كُلُّكُمْ فِيْ ذَاتِ اللهِ أَحْمَقُ

Kamu sekalian di dalam zat Allah benar-benar bodoh.

Hampir sama dengan maksud ayat di atas, Hadis ini juga memperingatkan seseorang akan kepandiran dan kedunguannya yang berusaha untuk memperoleh Żāt Allah. Syaikh ‘Abd al-Wahhāb asy-Sya‘rānī q.s., di dalam kitab al-Jawāhir wa ad-Durar dalam menyadur perkataan syaikhnya, Sayyidī ‘Alā al-Khawwās r.a. – menyatakan bahwa:

“Tidak satu pun di antara para makhluk yang mempunyai pengetahuan mengenai al-Ḥaqq ta‘ālā, sebab, Dia bukanlah ‘Ayn yang bisa dicerna oleh akal, yang berada dalam hukum-hukum akal (rasional). Dia bukanlah sesuatu yang dapat dicerna oleh penyaksian (syuhūd) lewat mata hati dan juga pandangan lewat mata kepala. Dia bukanlah sesuatu yang dapat atau yang pernah dikenali. Tetapi Dia bukan pula sesuatu yang tidak dikenal sebagaimana beberapa kalangan menganggapnya demikian. Dia adalah Sesuatu Yang Melintasi semua hukum kemanusiaan yang terbatas.”

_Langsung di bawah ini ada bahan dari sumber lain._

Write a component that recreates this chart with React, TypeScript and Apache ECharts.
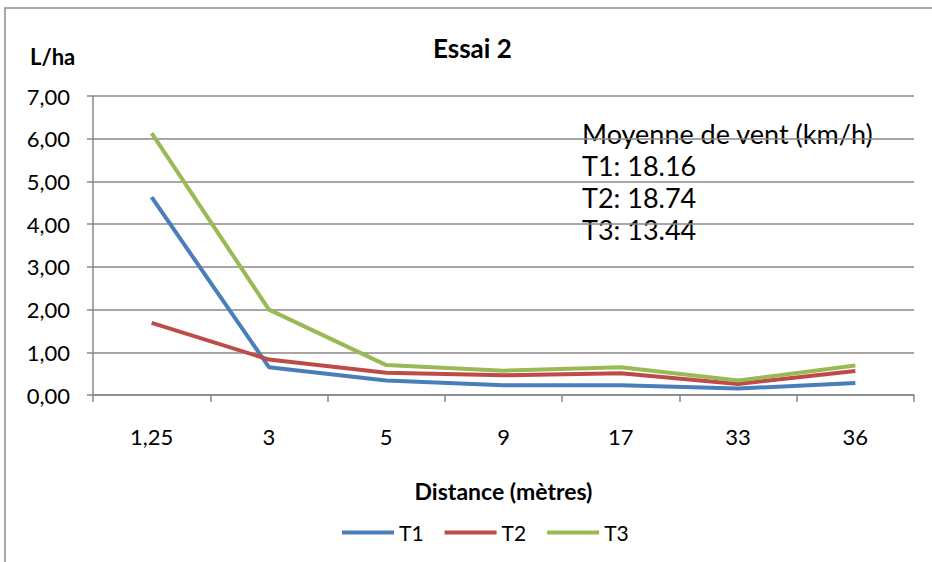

Dengan demikian, jika kita sudah menyadari bahwa Allah s.w.t. adalah Suatu Zat Yang sama sekali tidak kuasa manusia secara khusus atau makhluk secara umum mencerna atau memahami-Nya lewat hukum-hukum nisbi dan terbatas, maka wajib bagi kita untuk menyembah-Nya sebagai Satu Zat Yang Suci dan Gaib. Itulah ‘Ayn yang disaksikan, dan demikianlah sebentuk pengabdian yang sempurna.

Disebutkan bahwa, tidak seorang pun yang berhasil mencapai Maqam Tauḥīd aż-Żāt tersebut kecuali hanya Nabi kita Muḥammad s.a.w., sedangkan para nabi lainnya dan para wali, tingkatannya masih berada di bawah Nabi kita. Kemampuan Nabi menempati posisi puncak dalam hal ini, disebabkan karena tidak satu pun di antara para makhluk-Nya yang telah diciptakan dengan Zat-Nya melainkan hanya Nabi s.a.w. Hal ini seperti termaktub dalam Hadis Jābir r.a., yang nanti akan diterangkan dalam kesimpulan.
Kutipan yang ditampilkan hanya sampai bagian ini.